From the classic, 200 Meters and Down - The Story of Amateur Radio written by Clinton B. DeSoto and published in 1936. The book opens with a description of the typical radio amateur of that era. While that trajectory has been altered by nearly 90 years of time, a few things sound oddly familiar…

The typical radio amateur of 1936 is a young man 25 years of age. He holds a license issued by the Federal Communications Commission qualifying him as an Amateur Radio Operator, Class B, and as the licensee of an Amateur Radio Station, all valid for a term of three years.

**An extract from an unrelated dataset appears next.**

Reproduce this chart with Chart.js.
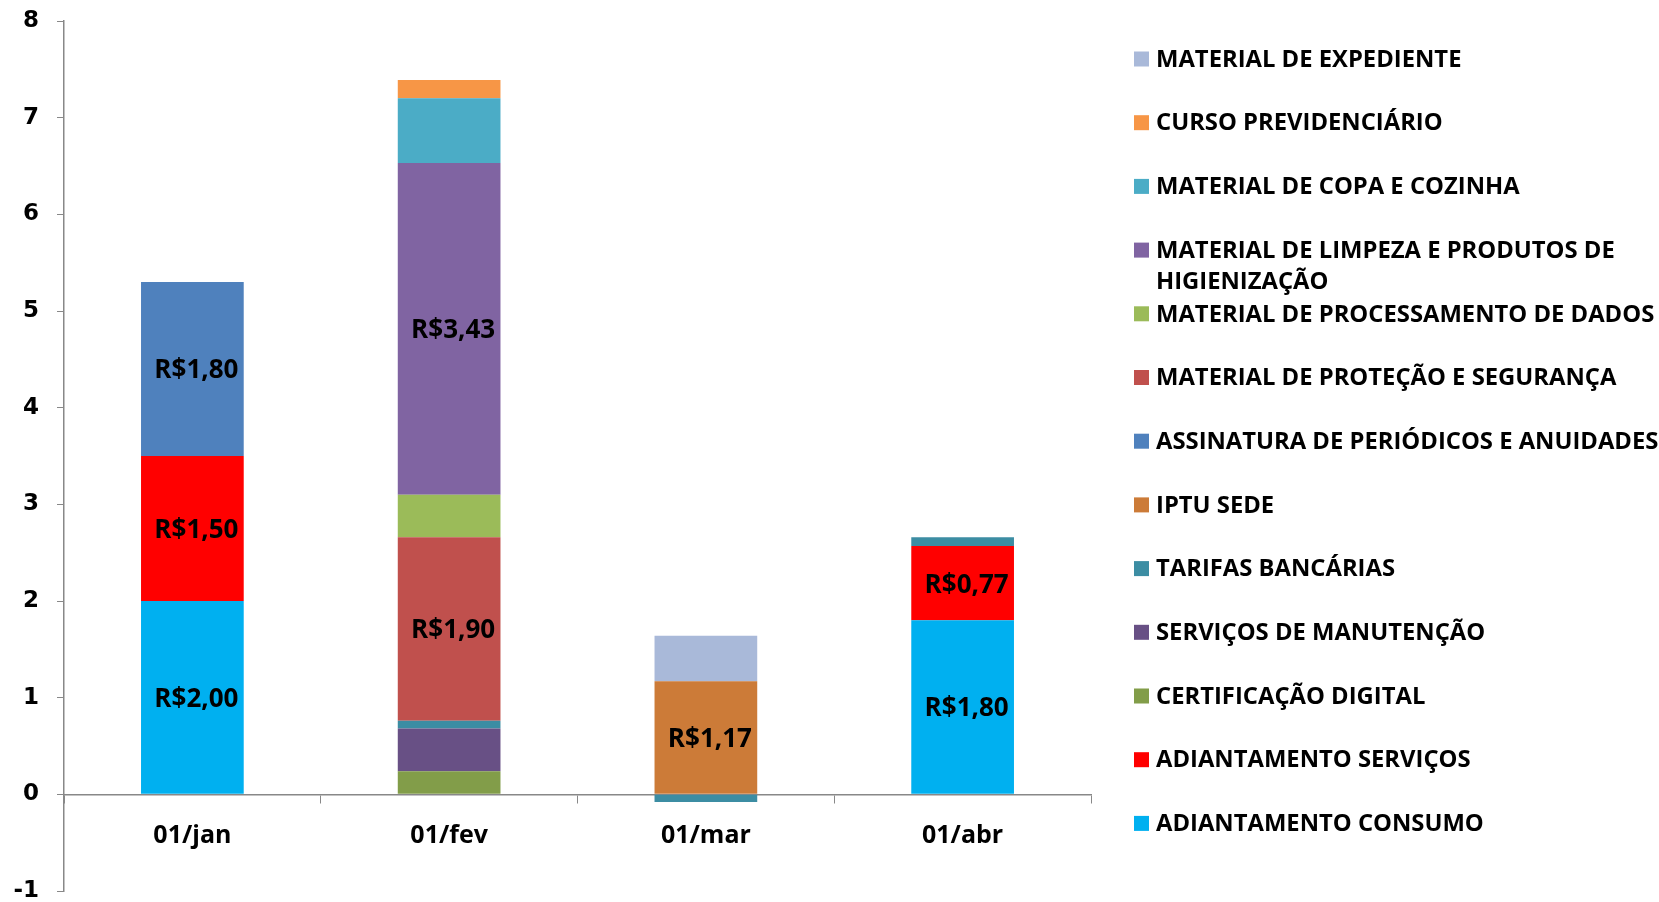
<!DOCTYPE html>
<html>
<head>
<meta charset="utf-8">
<script src="https://cdn.jsdelivr.net/npm/chart.js@4"></script>
<style>
  html, body { margin: 0; padding: 0; background: #fff; }
  #wrap { width: 1659px; height: 902px; }
</style>
</head>
<body>
<div id="wrap"><canvas id="chart"></canvas></div>
<script>
// Categories
const months = ['01/jan', '01/fev', '01/mar', '01/abr'];

// Series values (bottom of the stack first)
const adiantamentoConsumo  = [2.00, null, null, 1.80];
const adiantamentoServicos = [1.50, null, null, 0.77];
const certificacaoDigital  = [null, 0.24, null, null];
const servicosManutencao   = [null, 0.44, null, null];
const tarifasBancarias     = [null, 0.08, -0.08, 0.09];
const iptuSede             = [null, null, 1.17, null];
const assinaturaPeriodicos = [1.80, null, null, null];
const materialProtecao     = [null, 1.90, null, null];
const materialProcessamento = [null, 0.44, null, null];
const materialLimpeza      = [null, 3.43, null, null];
const materialCopa         = [null, 0.67, null, null];
const cursoPrevidenciario  = [null, 0.19, null, null];
const materialExpediente   = [null, null, 0.47, null];

const seriesNames = [
  'ADIANTAMENTO CONSUMO',
  'ADIANTAMENTO SERVIÇOS',
  'CERTIFICAÇÃO DIGITAL',
  'SERVIÇOS DE MANUTENÇÃO',
  'TARIFAS BANCÁRIAS',
  'IPTU SEDE',
  'ASSINATURA DE PERIÓDICOS E ANUIDADES',
  'MATERIAL DE PROTEÇÃO E SEGURANÇA',
  'MATERIAL DE PROCESSAMENTO DE DADOS',
  'MATERIAL DE LIMPEZA E PRODUTOS DE\nHIGIENIZAÇÃO',
  'MATERIAL DE COPA E COZINHA',
  'CURSO PREVIDENCIÁRIO',
  'MATERIAL DE EXPEDIENTE'
];
const seriesValues = [
  adiantamentoConsumo, adiantamentoServicos, certificacaoDigital, servicosManutencao,
  tarifasBancarias, iptuSede, assinaturaPeriodicos, materialProtecao,
  materialProcessamento, materialLimpeza, materialCopa, cursoPrevidenciario, materialExpediente
];
const seriesColors = [
  '#00B0F0', '#FF0000', '#829D49', '#685085',
  '#3C8DA3', '#CC7B38', '#4F81BD', '#C0504D',
  '#9BBB59', '#8064A2', '#4BACC6', '#F79646', '#A9B9D9'
];

// Y axis ticks
const yMin = -1;
const yMax = 8;

// only segments at least this big get a value label
const labelMin = 0.7;

const valueLabels = {
  id: 'valueLabels',
  afterDatasetsDraw(chart) {
    const ctx = chart.ctx;
    ctx.save();
    ctx.font = 'bold 26px "Open Sans"';
    ctx.fillStyle = '#000';
    ctx.textAlign = 'center';
    ctx.textBaseline = 'middle';
    chart.data.datasets.forEach((ds, i) => {
      chart.getDatasetMeta(i).data.forEach((bar, j) => {
        const v = ds.data[j];
        if (v == null || v < labelMin) return;
        const txt = 'R$' + v.toFixed(2).replace('.', ',');
        ctx.fillText(txt, bar.x + 4, (bar.y + bar.base) / 2 + 2);
      });
    });
    ctx.restore();
  }
};

// legend drawn by hand so the wrapped entry keeps the regular spacing
const sideLegend = {
  id: 'sideLegend',
  afterDraw(chart) {
    const ctx = chart.ctx;
    const boxX = 1134, textX = 1156, top = 59, step = 63.7, lineH = 31, box = 15;
    ctx.save();
    ctx.font = 'bold 23.8px "Open Sans"';
    ctx.textAlign = 'left';
    ctx.textBaseline = 'middle';
    const ds = chart.data.datasets.slice().reverse();
    ds.forEach((d, i) => {
      const y = top + i * step;
      ctx.fillStyle = d.backgroundColor;
      ctx.fillRect(boxX, y - box / 2, box, box);
      ctx.fillStyle = '#000';
      d.label.split('\n').forEach((line, k) => {
        ctx.fillText(line, textX, y + k * lineH + 1);
      });
    });
    ctx.restore();
  }
};

const datasets = seriesNames.map((name, i) => ({
  label: name,
  data: seriesValues[i],
  backgroundColor: seriesColors[i],
  borderWidth: 0,
  barPercentage: 0.4,
  categoryPercentage: 1
}));

new Chart(document.getElementById('chart'), {
  type: 'bar',
  data: { labels: months, datasets: datasets },
  options: {
    responsive: true,
    maintainAspectRatio: false,
    animation: false,
    layout: { padding: { left: 0, right: 568, top: 21, bottom: 11 } },
    plugins: {
      legend: { display: false },
      tooltip: { enabled: false }
    },
    scales: {
      x: {
        stacked: true,
        position: { y: 0 },
        grid: { drawOnChartArea: false, drawTicks: true, tickLength: 8, color: '#888', offset: true },
        border: { color: '#888', width: 1.5 },
        ticks: {
          color: '#000',
          padding: 19,
          font: { family: '"Open Sans"', size: 25, weight: 'bold' }
        },
        afterFit(scale) { scale.height = 0; }
      },
      y: {
        stacked: true,
        min: yMin,
        max: yMax,
        grid: { drawOnChartArea: false, drawTicks: true, tickLength: 7, color: '#888' },
        border: { color: '#888', width: 1.5 },
        ticks: {
          stepSize: 1,
          color: '#000',
          padding: 18,
          font: { family: '"DejaVu Sans"', size: 23, weight: 'bold' }
        },
        afterFit(scale) {
          scale.width = 64;
          // labels may overhang the top and bottom edges
          scale.paddingTop = 0;
          scale.paddingBottom = 0;
        }
      }
    }
  },
  plugins: [valueLabels, sideLegend]
});
</script>
</body>
</html>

His station, which is homemade from manufactured parts purchased largely at the neighborhood parts store, utilizes radiotelegraphy exclusively, although he expects some day to try radiotelephony. The actual value of his station is about one hundred dollars. The power of the transmitter is moderate, amounting to about 100 watts input to a pair of Type 10 transmitting tubes in the output amplifier stage, which is excited by a crystal-controlled oscillator. The receiver utilizes three tubes and is of the regenerative type, with one stage of radio-frequency and one of audio-frequency amplification. His antenna system consists of a 130 foot wire with a two-wire transmission line perhaps 60 feet long, suspended well up in the clear outside his home.

This young man is a high-school graduate. He works for a living, is self-supporting, unmarried, and is employed at a technical trade. He is quite well-liked in his community, respected for his knowledge of radio with the respect due an expert. He is somewhat lax in fulfilling his social obligations, not through lack of inclination but because of lack of time. He’ll probably be married soon, and then there will be a hiatus in his amateur career, although he will eventually return to the game. He has been interested in radio for several years, a licensed amateur for nearly three. During that time he has expended approximately three hundred dollars upon his hobby.

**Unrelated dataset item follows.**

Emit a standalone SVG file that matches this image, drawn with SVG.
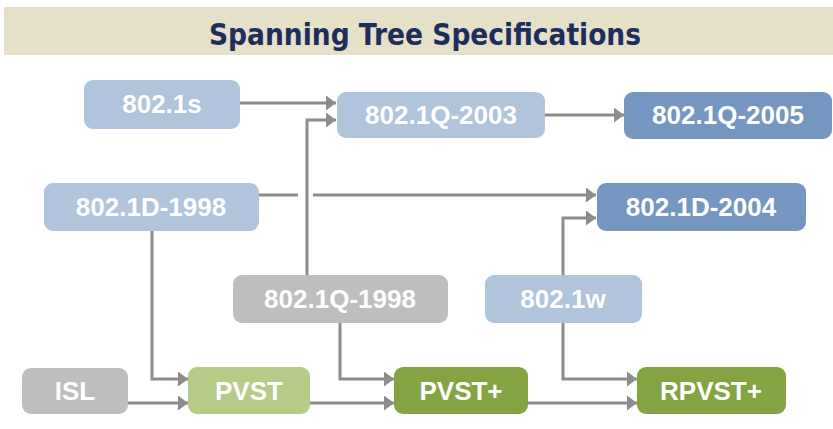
<svg xmlns="http://www.w3.org/2000/svg" width="833" height="429" viewBox="0 0 833 429">
<defs>
<style>
.n text{font-family:"Liberation Sans",Arial,sans-serif;font-weight:bold;font-size:26px;fill:#ffffff;text-anchor:middle}
.lb{fill:#B0C4DC}
.db{fill:#7496C0}
.gr{fill:#BEBEBE}
.lg{fill:#B6CB88}
.dg{fill:#84A343}
.c path{fill:none;stroke:#8C8C8C;stroke-width:3}
</style>
<marker id="ah" markerUnits="userSpaceOnUse" markerWidth="12" markerHeight="16" refX="10" refY="7.5" orient="auto">
<path d="M0,0 L10,7.5 L0,15 Z" fill="#8C8C8C"/>
</marker>
</defs>
<rect width="833" height="429" fill="#ffffff"/>
<g id="title">
<rect x="4" y="7" width="829" height="48" fill="#E4E1C8"/>
<text x="425" y="45" font-family="DejaVu Sans,Verdana,sans-serif" font-weight="bold" font-size="31" fill="#1F2D5C" text-anchor="middle" textLength="432" lengthAdjust="spacingAndGlyphs">Spanning Tree Specifications</text>
</g>
<g id="connectors" class="c">
<path d="M240,103 H336" marker-end="url(#ah)"/>
<path d="M307,275 V120 H336" marker-end="url(#ah)"/>
<path d="M545,115 H624" marker-end="url(#ah)"/>
<path d="M259,195 H298 M313,195 H596" marker-end="url(#ah)"/>
<path d="M563,275 V218 H596" marker-end="url(#ah)"/>
<path d="M152,231 V379 H188" marker-end="url(#ah)"/>
<path d="M128,403 H188" marker-end="url(#ah)"/>
<path d="M340,323 V379 H394" marker-end="url(#ah)"/>
<path d="M310,403 H394" marker-end="url(#ah)"/>
<path d="M563,323 V379 H637" marker-end="url(#ah)"/>
<path d="M528,403 H637" marker-end="url(#ah)"/>
</g>
<g id="n802_1s" class="n"><rect class="lb" x="84" y="80" width="156" height="49" rx="9"/><text x="162" y="113">802.1s</text></g>
<g id="n802_1Q_2003" class="n"><rect class="lb" x="337" y="92" width="208" height="46" rx="9"/><text x="441" y="124">802.1Q-2003</text></g>
<g id="n802_1Q_2005" class="n"><rect class="db" x="624" y="92" width="208" height="47" rx="9"/><text x="728" y="124">802.1Q-2005</text></g>
<g id="n802_1D_1998" class="n"><rect class="lb" x="44" y="183" width="215" height="48" rx="9"/><text x="151" y="216">802.1D-1998</text></g>
<g id="n802_1D_2004" class="n"><rect class="db" x="597" y="183" width="209" height="48" rx="9"/><text x="701" y="216">802.1D-2004</text></g>
<g id="n802_1Q_1998" class="n"><rect class="gr" x="233" y="275" width="215" height="48" rx="9"/><text x="340" y="308">802.1Q-1998</text></g>
<g id="n802_1w" class="n"><rect class="lb" x="485" y="275" width="157" height="48" rx="9"/><text x="563" y="308">802.1w</text></g>
<g id="nISL" class="n"><rect class="gr" x="22" y="368" width="106" height="46" rx="9"/><text x="75" y="400">ISL</text></g>
<g id="nPVST" class="n"><rect class="lg" x="188" y="367" width="122" height="47" rx="9"/><text x="249" y="400">PVST</text></g>
<g id="nPVSTplus" class="n"><rect class="dg" x="394" y="367" width="134" height="47" rx="9"/><text x="461" y="400">PVST+</text></g>
<g id="nRPVSTplus" class="n"><rect class="dg" x="637" y="367" width="149" height="47" rx="9"/><text x="711" y="400">RPVST+</text></g>
</svg>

Such is the typical radio amateur of 1936. Individuals, inevitably, depart widely from this norm. In age, they range from 8 to 80; in education, from those who halted in the grammar grades to the erudite holders of doctor’s degrees; in social status, from convicts in federal prisons to scions of wealthy families and the son of an ex-president of the United States; in occupation, from coal miners and bellhops to major executives in giant corporations. Nor are they all men: to their numbers must be added several hundred licensed feminine operators, married and unmarried, and these fall between the extremes of a little 9 year-old girl operator who can beat professionals at their own game and an aged mother who keeps in touch with her distant son - and other sons, as well- by means of amateur radio communication.